▶ Exercise requirements
Write only the number of lines holding the string "this".

▶ Provided information
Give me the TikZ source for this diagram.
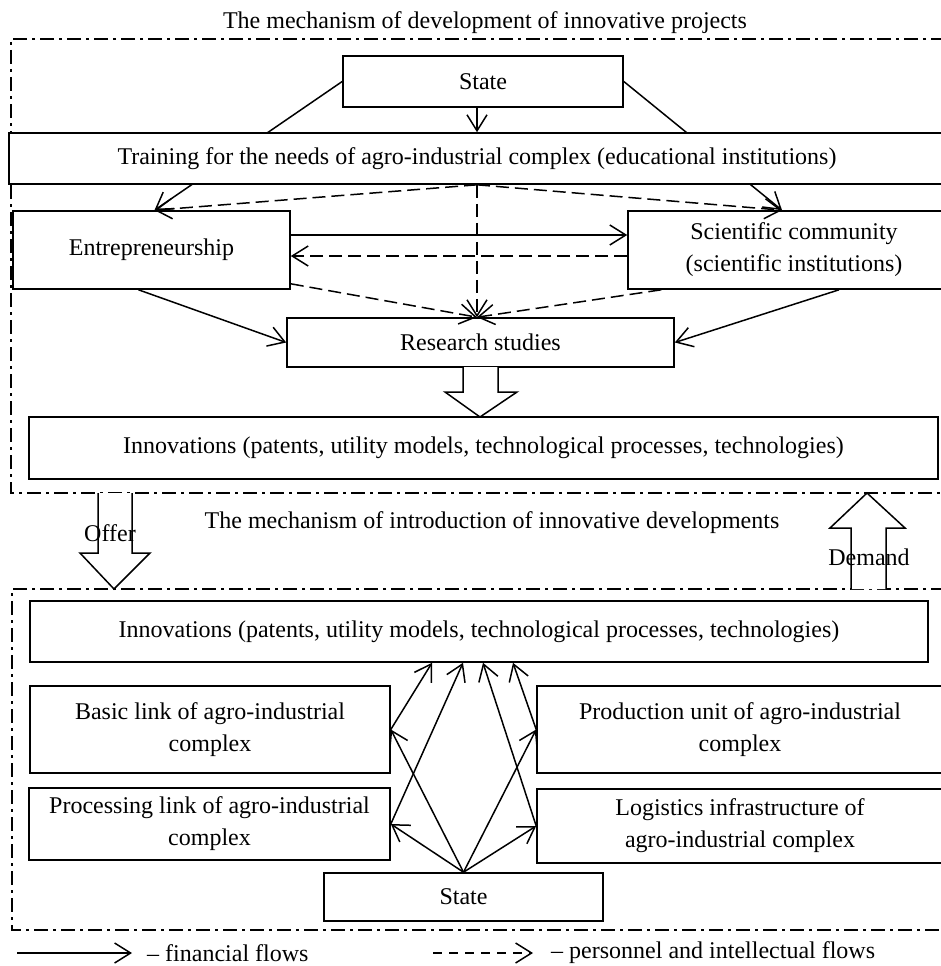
\documentclass[tikz,border=0pt]{standalone}
\usepackage{fontspec}
\setmainfont{Liberation Serif}
\usetikzlibrary{arrows.meta,backgrounds}
\begin{document}
\begin{tikzpicture}[x=1pt,y=-1pt,
  every node/.style={font=\fontsize{24}{32}\selectfont},
  box/.style={draw,line width=1.6pt,fill=white,inner sep=0pt,align=center},
  arr/.style={line width=1.5pt,-{Straight Barb[length=16pt,width=20pt,line width=1.5pt]}},
  darr/.style={arr,dash pattern=on 13pt off 6pt},
  legdarr/.style={arr,dash pattern=on 9pt off 7pt},
  frame/.style={line width=1.5pt,dash pattern=on 14pt off 5pt on 3pt off 5pt},
  blk/.style={draw,line width=1.5pt,fill=white,line join=miter},
]
\useasboundingbox (0,0) rectangle (940,966);

% titles
\node (t1) at (485,23) {The mechanism of development of innovative projects};
\node (t2) at (492,523) {The mechanism of introduction of innovative developments};

% frames
\draw[frame] (945,39) -- (11,39) -- (11,493) -- (945,493);
\draw[frame] (945,589) -- (12,589) -- (12,930) -- (945,930);

% upper boxes
\node[box,minimum width=280pt,minimum height=51pt] (stT) at (483,81.5) {State};
\node[box,minimum width=936pt,minimum height=51pt] (train) at (477,158.5) {Training for the needs of agro-industrial complex (educational institutions)};
\node[box,minimum width=277pt,minimum height=78pt] (entre) at (151.5,250) {Entrepreneurship};
\node[box,minimum width=332pt,minimum height=78pt] (sci) at (794,250) {Scientific community\\(scientific institutions)};
\node[box,minimum width=387pt,minimum height=49pt] (res) at (480.5,342.5) {Research studies};
\node[box,minimum width=909pt,minimum height=62pt] (inn1) at (483.5,448) {Innovations (patents, utility models, technological processes, technologies)};

\coordinate (eT) at ([xshift=3pt]entre.north);
\coordinate (sT) at ([xshift=-12pt]sci.north);
\coordinate (rT) at (train.south |- res.north);

% State -> Entrepreneurship / Scientific community (behind Training box)
\begin{scope}[on background layer]
\draw[arr] (stT.west) -- (eT);
\draw[arr] (stT.east) -- (sT);
\end{scope}
\draw[arr] (stT.south -| train.north) -- (train.north);

% dashed from Training
\draw[darr] (train.south) -- (eT);
\draw[darr] (train.south) -- (sT);
\draw[darr] (train.south) -- (rT);

% between Entrepreneurship and Scientific community
\draw[arr] ([yshift=15pt]entre.east) -- ([yshift=15pt]entre.east -| sci.west);
\draw[darr] ([yshift=-6pt]sci.west) -- ([yshift=-6pt]sci.west -| entre.east);

% to Research studies
\draw[darr] ([yshift=6pt]entre.south east) -- (rT);
\draw[darr] ([xshift=34pt]sci.south west) -- (rT);
\draw[arr] ([xshift=-13pt]entre.south) -- (res.west);
\draw[arr] ([xshift=45pt]sci.south) -- (res.east);

% block arrow Research -> Innovations
\draw[blk] (463,367) -- (463,392) -- (445,392) -- (480,417) -- (517,392) -- (498,392) -- (498,367);

% Offer / Demand block arrows
\draw[blk] (98,493) -- (98,553) -- (80,553) -- (114,589) -- (150,553) -- (132,553) -- (132,493);
\draw[blk] (851,589) -- (851,528) -- (830,528) -- (867,493) -- (905,528) -- (886,528) -- (886,589);
\node (offer) at (110,533) {Offer};
\node (demand) at (869,557) {Demand};

% lower boxes
\node[box,minimum width=898pt,minimum height=61pt] (inn2) at (479,631.5) {Innovations (patents, utility models, technological processes, technologies)};
\node[box,minimum width=360pt,minimum height=87pt] (basic) at (210,729.5) {Basic link of agro-industrial\\complex};
\node[box,minimum width=361pt,minimum height=72pt] (proc) at (209.5,824) {Processing link of agro-industrial\\complex};
\node[box,minimum width=406pt,minimum height=87pt] (prod) at (740,729.5) {Production unit of agro-industrial\\complex};
\node[box,minimum width=406pt,minimum height=74pt] (logi) at (740,826) {Logistics infrastructure of\\agro-industrial complex};
\node[box,minimum width=279pt,minimum height=48pt] (stB) at (463.5,897) {State};

% lower arrows
\draw[arr] (stB.north) -- (basic.east);
\draw[arr] (stB.north) -- (proc.east);
\draw[arr] (stB.north) -- (prod.west);
\draw[arr] (stB.north) -- (logi.west);
\draw[arr] (basic.east) -- (432,0 |- inn2.south);
\draw[arr] (proc.east) -- (463,0 |- inn2.south);
\draw[arr] (logi.west) -- (483,0 |- inn2.south);
\draw[arr] (prod.west) -- (513,0 |- inn2.south);

% legend
\coordinate (la) at (17,953);
\coordinate (lb) at (132,953);
\draw[arr] (la) -- (lb);
\node[anchor=west,inner sep=0pt] (lt1) at (147,953) {-- financial flows};
\coordinate (lc) at (433,953);
\coordinate (ld) at (533,953);
\draw[legdarr] (lc) -- (ld);
\node[anchor=west,inner sep=0pt] (lt2) at (551,953) {-- personnel and intellectual flows};
\end{tikzpicture}
\end{document}
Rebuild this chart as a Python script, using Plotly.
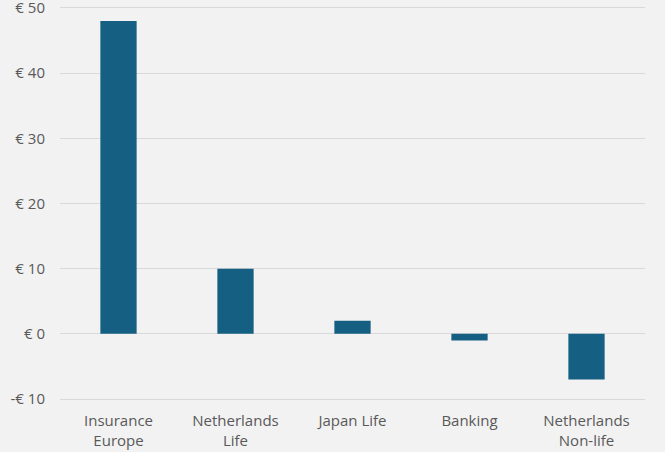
import plotly.graph_objects as go

# segments et valeurs (en millions d'euros)
segments = ["Insurance<br>Europe", "Netherlands<br>Life", "Japan Life", "Banking", "Netherlands<br>Non-life"]
valeurs = [48, 10, 2, -1, -7]
ticks_y = [-10, 0, 10, 20, 30, 40, 50]
labels_y = ["-€ 10", "€ 0", "€ 10", "€ 20", "€ 30", "€ 40", "€ 50"]

fig = go.Figure()
fig.add_trace(go.Bar(x=segments, y=valeurs, marker_color="#156082",
                     marker_line_width=0, width=0.31))

fig.update_layout(
    width=665, height=452,
    margin=dict(l=60, r=20, t=6, b=51),
    paper_bgcolor="#f2f2f2", plot_bgcolor="#f2f2f2",
    font=dict(family="Open Sans", size=15, color="#595959"),
    showlegend=False,
)
fig.update_yaxes(range=[-10.3, 50.3], tickvals=ticks_y, ticktext=labels_y,
                 showgrid=True, gridcolor="#d9d9d9", gridwidth=1,
                 zeroline=False, ticklabelstandoff=14, showline=False,
                 automargin=False, ticklabeloverflow="allow")
fig.update_xaxes(showgrid=False, showline=False, ticklabelstandoff=9,
                 automargin=False)

# la page a une marge par défaut de 8px, on la retire
fig.write_html("out.html", config={"displayModeBar": False},
               post_script="document.body.style.margin='0';")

▶ Solved exercise
2